>> BEGIN

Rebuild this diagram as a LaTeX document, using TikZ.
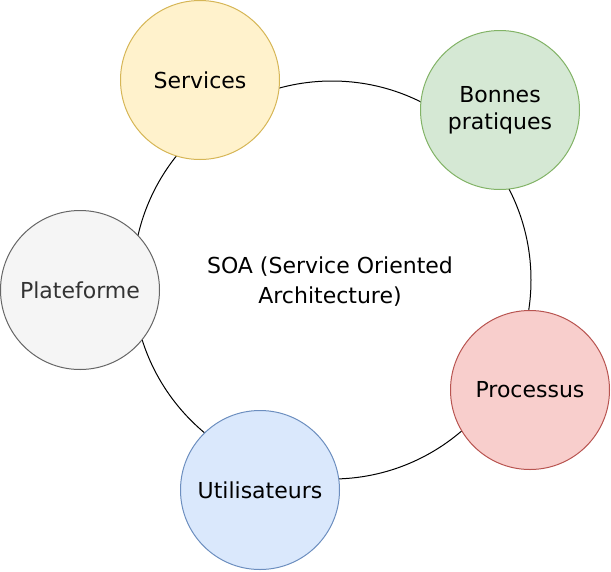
\documentclass[tikz,border=0pt]{standalone}
\usepackage{fontspec}
\setmainfont{DejaVu Sans}
\usetikzlibrary{shapes.geometric}
\definecolor{yfill}{HTML}{FFF2CC}\definecolor{ydraw}{HTML}{D6B656}
\definecolor{gfill}{HTML}{D5E8D4}\definecolor{gdraw}{HTML}{82B366}
\definecolor{wfill}{HTML}{F5F5F5}\definecolor{wdraw}{HTML}{666666}\definecolor{wtext}{HTML}{333333}
\definecolor{rfill}{HTML}{F8CECC}\definecolor{rdraw}{HTML}{B85450}
\definecolor{bfill}{HTML}{DAE8FC}\definecolor{bdraw}{HTML}{6C8EBF}
\tikzset{
  small/.style={circle, minimum size=159pt, inner sep=0pt, line width=1pt, align=center,
    font=\fontsize{22}{27}\selectfont},
  big/.style={circle, draw=black, minimum size=398pt, inner sep=0pt, line width=1pt}
}
\begin{document}
\begin{tikzpicture}[x=1pt,y=-1pt]
\useasboundingbox (0,0) rectangle (611,571);
\node[big] (bigc) at (332,280) {};
\node[align=center, font=\fontsize{22}{30}\selectfont] (soa) at (330,282) {SOA (Service Oriented\\Architecture)};
\node[small, fill=yfill, draw=ydraw] (services) at (200,80) {Services};
\node[small, fill=gfill, draw=gdraw] (bonnes) at (500,110) {Bonnes\\pratiques};
\node[small, fill=wfill, draw=wdraw, text=wtext] (plat) at (80,290) {Plateforme};
\node[small, fill=rfill, draw=rdraw] (proc) at (530,390) {Processus};
\node[small, fill=bfill, draw=bdraw] (util) at (260,490) {Utilisateurs};
\end{tikzpicture}
\end{document}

>> END

§ **Challenge**
Quote the data above in full, leaving out the pictures it holds.

§ **Exercise output**
Rebuild this diagram as a LaTeX document, using TikZ.
\documentclass[tikz,border=0pt]{standalone}
\usepackage{fontspec}
\setmainfont{DejaVu Sans}
\usetikzlibrary{shapes.geometric}
\definecolor{yfill}{HTML}{FFF2CC}\definecolor{ydraw}{HTML}{D6B656}
\definecolor{gfill}{HTML}{D5E8D4}\definecolor{gdraw}{HTML}{82B366}
\definecolor{wfill}{HTML}{F5F5F5}\definecolor{wdraw}{HTML}{666666}\definecolor{wtext}{HTML}{333333}
\definecolor{rfill}{HTML}{F8CECC}\definecolor{rdraw}{HTML}{B85450}
\definecolor{bfill}{HTML}{DAE8FC}\definecolor{bdraw}{HTML}{6C8EBF}
\tikzset{
  small/.style={circle, minimum size=159pt, inner sep=0pt, line width=1pt, align=center,
    font=\fontsize{22}{27}\selectfont},
  big/.style={circle, draw=black, minimum size=398pt, inner sep=0pt, line width=1pt}
}
\begin{document}
\begin{tikzpicture}[x=1pt,y=-1pt]
\useasboundingbox (0,0) rectangle (611,571);
\node[big] (bigc) at (332,280) {};
\node[align=center, font=\fontsize{22}{30}\selectfont] (soa) at (330,282) {SOA (Service Oriented\\Architecture)};
\node[small, fill=yfill, draw=ydraw] (services) at (200,80) {Services};
\node[small, fill=gfill, draw=gdraw] (bonnes) at (500,110) {Bonnes\\pratiques};
\node[small, fill=wfill, draw=wdraw, text=wtext] (plat) at (80,290) {Plateforme};
\node[small, fill=rfill, draw=rdraw] (proc) at (530,390) {Processus};
\node[small, fill=bfill, draw=bdraw] (util) at (260,490) {Utilisateurs};
\end{tikzpicture}
\end{document}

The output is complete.